Last spring, we planted sixteen apple trees.
They line the dirt road on our property now, barely taller than my littlest kids, their thin branches still reaching out with all the hope of something much bigger. It was a family affair—muddy hands, mismatched shovels, sun-warmed shoulders, and kids running barefoot between holes. My husband dug. I placed roots. The kids patted dirt like it was treasure. It was one of those core memories I hope I never forget.
They were just tiny twigs in the ground. But I saw what they could become.
As we planted, I caught myself daydreaming—of heavy branches filled with apples, of pies on fall mornings, of the first crisp bite into something we grew ourselves. I pictured my younger kids growing up alongside those trees, and then the far-off future: little grandkids racing each other down our dirt road, weaving between tree trunks that started as sticks but grew alongside generations.
But here’s the honest part: there’s also a quieter voice in me that wonders if I’ll ever get to see it.
Because seven years ago, I planted something else.
The Dreams That Don’t Always Stay
We bought our dream home on a little island. A house with the ocean in the distance. And on one of our wedding anniversaries, my husband got me two palm trees that we planted in the front yard.
My husband dug the holes, one on each side of where a hammock would hang. We knew we’d have to wait years before we could actually use it—before the roots would settle deep enough, before the trees would grow strong enough to hold our weight. But that was part of the dream. I still remember standing back, thinking about the salt air, the slow mornings, the stories we’d read to the kids under those trees. It felt so sure. So right.
But we had to leave that dream behind.
And I never did get to enjoy that hammock.
And I still think about those palm trees. It’s a soft ache—that reminder that not every seed we plant is one we get to harvest.
That not every dream plays out the way we hope.
But Still, We Plant
And yet, last spring, I knelt down in the dirt and planted again. Even with that uncertainty.
Because something in me still believes in planting.
And maybe you’re there, too. In business. In life. Planting seeds that you hope will grow—a new offering, a new idea, a new rhythm for your days. Maybe you’re holding both the hope and the fear. Maybe you’ve planted before and watched something beautiful bloom, only to have to let it go.
And still—here you are, planting again.
What Business Has Taught Me About Roots
I used to think success was fast. Loud. Certain.
But now I see it’s more like those apple trees. Slow. Quiet. Rooted in intention. It takes time.
I think back on my business and how many seasons I’ve been through. The big ideas. The pivots. The launches and the letdowns. There were moments I was sure something would flourish—and it didn’t. And there were other times I planted something almost casually, and it grew in ways I never imagined.
The truth is, you don’t always know what will take root.
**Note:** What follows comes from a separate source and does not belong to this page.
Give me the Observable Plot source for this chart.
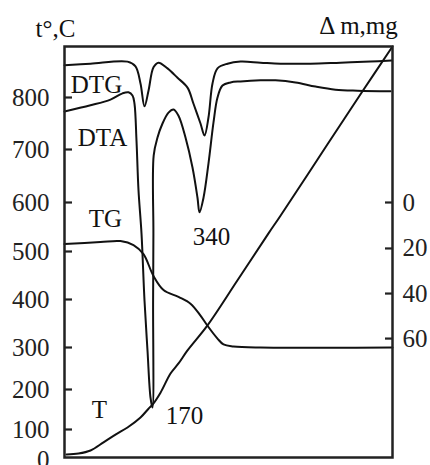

But when you plant what matters most to you—when you build something aligned with your values, your joy, your gifts—you’re creating more than just a business.
Even if you don’t see it bloom right away.
That’s the success I want.
And that’s what I hope for you, too.
So plant the seeds. Even if you’re scared. Even if you’ve had to let go before. Even if you don’t know how it will all turn out.
Because some day, years from now, you just might find yourself walking a dirt road lined with trees—and realizing it was all worth it.
And if you don’t? If life shifts, if you pivot again?
At least you spent your days planting something that mattered.
And that, in itself, is a beautiful way to live.